-- begin --

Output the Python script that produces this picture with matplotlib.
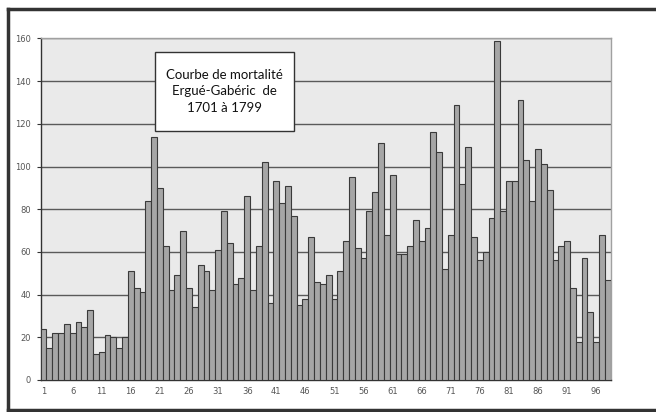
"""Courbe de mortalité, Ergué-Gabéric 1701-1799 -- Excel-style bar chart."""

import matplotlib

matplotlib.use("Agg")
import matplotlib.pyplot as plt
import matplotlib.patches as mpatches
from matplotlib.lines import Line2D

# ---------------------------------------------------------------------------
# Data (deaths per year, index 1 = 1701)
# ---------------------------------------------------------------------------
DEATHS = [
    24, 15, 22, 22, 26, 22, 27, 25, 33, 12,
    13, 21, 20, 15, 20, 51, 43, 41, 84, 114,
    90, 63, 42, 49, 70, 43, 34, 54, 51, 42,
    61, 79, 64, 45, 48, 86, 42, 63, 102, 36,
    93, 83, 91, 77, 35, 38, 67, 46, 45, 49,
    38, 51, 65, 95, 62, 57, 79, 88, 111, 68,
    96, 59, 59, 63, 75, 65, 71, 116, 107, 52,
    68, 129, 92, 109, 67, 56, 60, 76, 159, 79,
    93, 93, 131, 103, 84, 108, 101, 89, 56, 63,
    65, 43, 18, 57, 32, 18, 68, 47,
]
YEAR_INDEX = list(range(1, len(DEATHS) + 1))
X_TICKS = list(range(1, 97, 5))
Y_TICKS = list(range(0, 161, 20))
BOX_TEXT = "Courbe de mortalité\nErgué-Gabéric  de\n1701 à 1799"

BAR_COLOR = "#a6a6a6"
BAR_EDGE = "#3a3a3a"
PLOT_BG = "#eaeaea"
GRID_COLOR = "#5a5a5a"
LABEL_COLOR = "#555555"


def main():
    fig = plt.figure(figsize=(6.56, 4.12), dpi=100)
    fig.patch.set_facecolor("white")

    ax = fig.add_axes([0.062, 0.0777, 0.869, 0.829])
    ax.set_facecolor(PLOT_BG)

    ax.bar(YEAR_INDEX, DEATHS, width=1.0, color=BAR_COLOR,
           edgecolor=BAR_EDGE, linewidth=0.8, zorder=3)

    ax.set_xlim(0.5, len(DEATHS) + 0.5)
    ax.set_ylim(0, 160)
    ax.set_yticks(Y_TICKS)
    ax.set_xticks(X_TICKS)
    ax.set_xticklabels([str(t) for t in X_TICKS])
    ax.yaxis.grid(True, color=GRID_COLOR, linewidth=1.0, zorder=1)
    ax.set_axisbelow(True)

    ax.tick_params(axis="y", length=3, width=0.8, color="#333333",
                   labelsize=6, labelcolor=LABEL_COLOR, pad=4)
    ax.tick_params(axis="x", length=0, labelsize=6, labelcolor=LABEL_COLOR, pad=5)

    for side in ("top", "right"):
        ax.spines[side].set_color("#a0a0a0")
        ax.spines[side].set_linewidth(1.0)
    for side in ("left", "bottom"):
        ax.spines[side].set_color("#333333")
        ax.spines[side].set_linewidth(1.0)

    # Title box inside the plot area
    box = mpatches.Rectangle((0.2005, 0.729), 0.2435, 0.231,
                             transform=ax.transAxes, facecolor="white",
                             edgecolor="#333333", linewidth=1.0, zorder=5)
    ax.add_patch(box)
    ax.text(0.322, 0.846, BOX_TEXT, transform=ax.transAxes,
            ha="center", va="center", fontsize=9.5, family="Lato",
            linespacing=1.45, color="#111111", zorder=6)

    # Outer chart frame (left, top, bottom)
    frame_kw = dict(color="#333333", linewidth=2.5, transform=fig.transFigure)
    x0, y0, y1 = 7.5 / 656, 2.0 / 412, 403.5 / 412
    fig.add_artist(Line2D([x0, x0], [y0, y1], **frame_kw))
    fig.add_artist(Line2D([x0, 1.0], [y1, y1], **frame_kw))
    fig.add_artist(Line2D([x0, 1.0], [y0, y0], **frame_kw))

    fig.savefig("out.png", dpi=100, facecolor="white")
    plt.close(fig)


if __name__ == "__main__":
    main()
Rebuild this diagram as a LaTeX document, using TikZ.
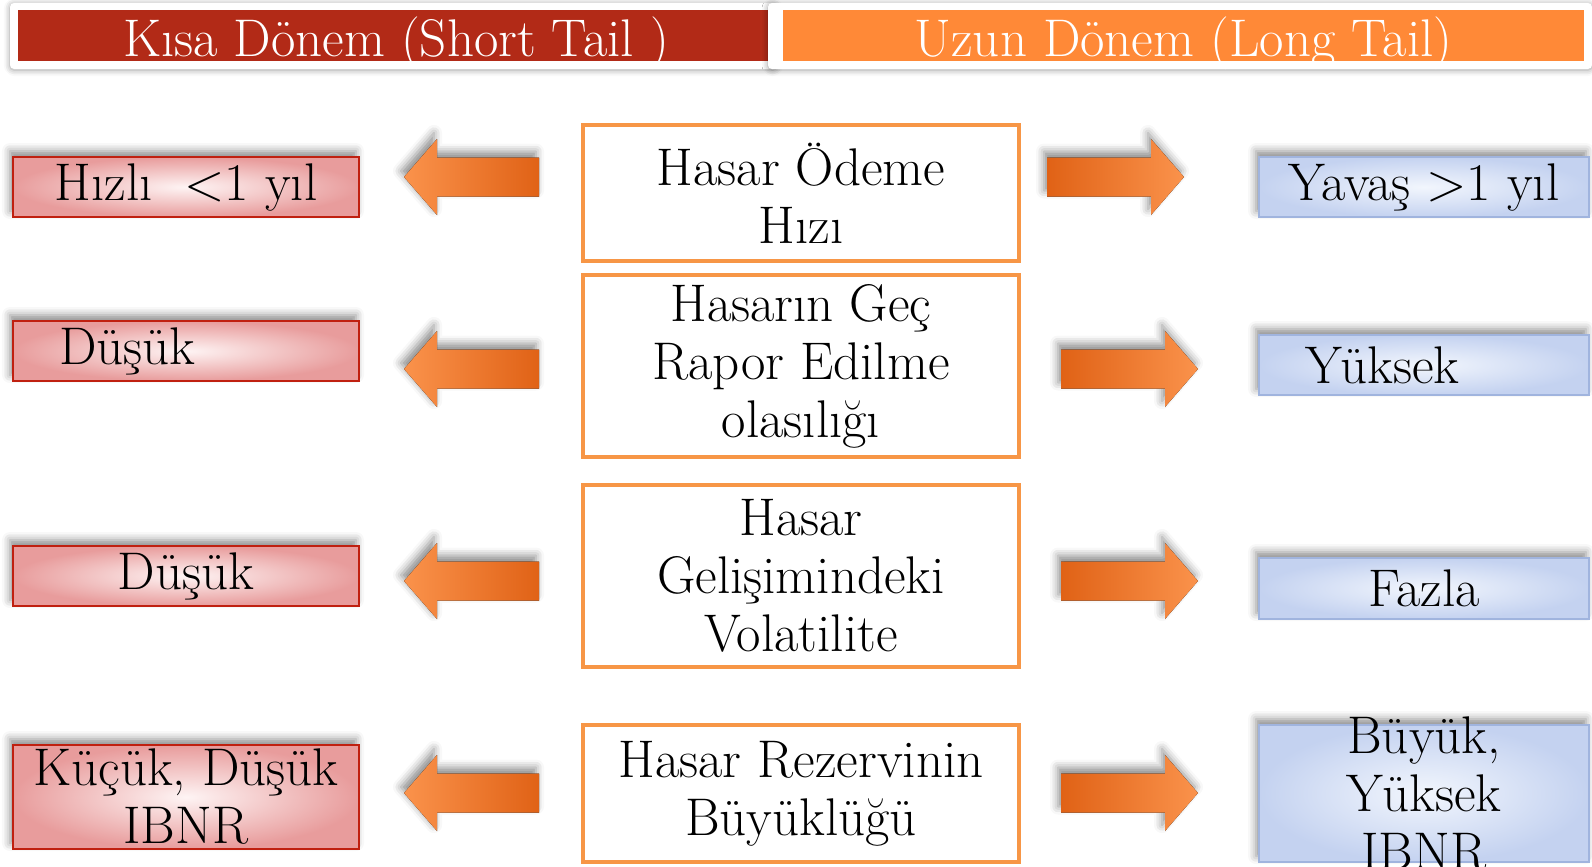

-- end --

--- What you will do ---
Transcribe the whole listing exactly. Pictures are excluded.

--- Result ---
Output the Python script that produces this picture with matplotlib.
"""Courbe de mortalité, Ergué-Gabéric 1701-1799 -- Excel-style bar chart."""

import matplotlib

matplotlib.use("Agg")
import matplotlib.pyplot as plt
import matplotlib.patches as mpatches
from matplotlib.lines import Line2D

# ---------------------------------------------------------------------------
# Data (deaths per year, index 1 = 1701)
# ---------------------------------------------------------------------------
DEATHS = [
    24, 15, 22, 22, 26, 22, 27, 25, 33, 12,
    13, 21, 20, 15, 20, 51, 43, 41, 84, 114,
    90, 63, 42, 49, 70, 43, 34, 54, 51, 42,
    61, 79, 64, 45, 48, 86, 42, 63, 102, 36,
    93, 83, 91, 77, 35, 38, 67, 46, 45, 49,
    38, 51, 65, 95, 62, 57, 79, 88, 111, 68,
    96, 59, 59, 63, 75, 65, 71, 116, 107, 52,
    68, 129, 92, 109, 67, 56, 60, 76, 159, 79,
    93, 93, 131, 103, 84, 108, 101, 89, 56, 63,
    65, 43, 18, 57, 32, 18, 68, 47,
]
YEAR_INDEX = list(range(1, len(DEATHS) + 1))
X_TICKS = list(range(1, 97, 5))
Y_TICKS = list(range(0, 161, 20))
BOX_TEXT = "Courbe de mortalité\nErgué-Gabéric  de\n1701 à 1799"

BAR_COLOR = "#a6a6a6"
BAR_EDGE = "#3a3a3a"
PLOT_BG = "#eaeaea"
GRID_COLOR = "#5a5a5a"
LABEL_COLOR = "#555555"


def main():
    fig = plt.figure(figsize=(6.56, 4.12), dpi=100)
    fig.patch.set_facecolor("white")

    ax = fig.add_axes([0.062, 0.0777, 0.869, 0.829])
    ax.set_facecolor(PLOT_BG)

    ax.bar(YEAR_INDEX, DEATHS, width=1.0, color=BAR_COLOR,
           edgecolor=BAR_EDGE, linewidth=0.8, zorder=3)

    ax.set_xlim(0.5, len(DEATHS) + 0.5)
    ax.set_ylim(0, 160)
    ax.set_yticks(Y_TICKS)
    ax.set_xticks(X_TICKS)
    ax.set_xticklabels([str(t) for t in X_TICKS])
    ax.yaxis.grid(True, color=GRID_COLOR, linewidth=1.0, zorder=1)
    ax.set_axisbelow(True)

    ax.tick_params(axis="y", length=3, width=0.8, color="#333333",
                   labelsize=6, labelcolor=LABEL_COLOR, pad=4)
    ax.tick_params(axis="x", length=0, labelsize=6, labelcolor=LABEL_COLOR, pad=5)

    for side in ("top", "right"):
        ax.spines[side].set_color("#a0a0a0")
        ax.spines[side].set_linewidth(1.0)
    for side in ("left", "bottom"):
        ax.spines[side].set_color("#333333")
        ax.spines[side].set_linewidth(1.0)

    # Title box inside the plot area
    box = mpatches.Rectangle((0.2005, 0.729), 0.2435, 0.231,
                             transform=ax.transAxes, facecolor="white",
                             edgecolor="#333333", linewidth=1.0, zorder=5)
    ax.add_patch(box)
    ax.text(0.322, 0.846, BOX_TEXT, transform=ax.transAxes,
            ha="center", va="center", fontsize=9.5, family="Lato",
            linespacing=1.45, color="#111111", zorder=6)

    # Outer chart frame (left, top, bottom)
    frame_kw = dict(color="#333333", linewidth=2.5, transform=fig.transFigure)
    x0, y0, y1 = 7.5 / 656, 2.0 / 412, 403.5 / 412
    fig.add_artist(Line2D([x0, x0], [y0, y1], **frame_kw))
    fig.add_artist(Line2D([x0, 1.0], [y1, y1], **frame_kw))
    fig.add_artist(Line2D([x0, 1.0], [y0, y0], **frame_kw))

    fig.savefig("out.png", dpi=100, facecolor="white")
    plt.close(fig)


if __name__ == "__main__":
    main()
Rebuild this diagram as a LaTeX document, using TikZ.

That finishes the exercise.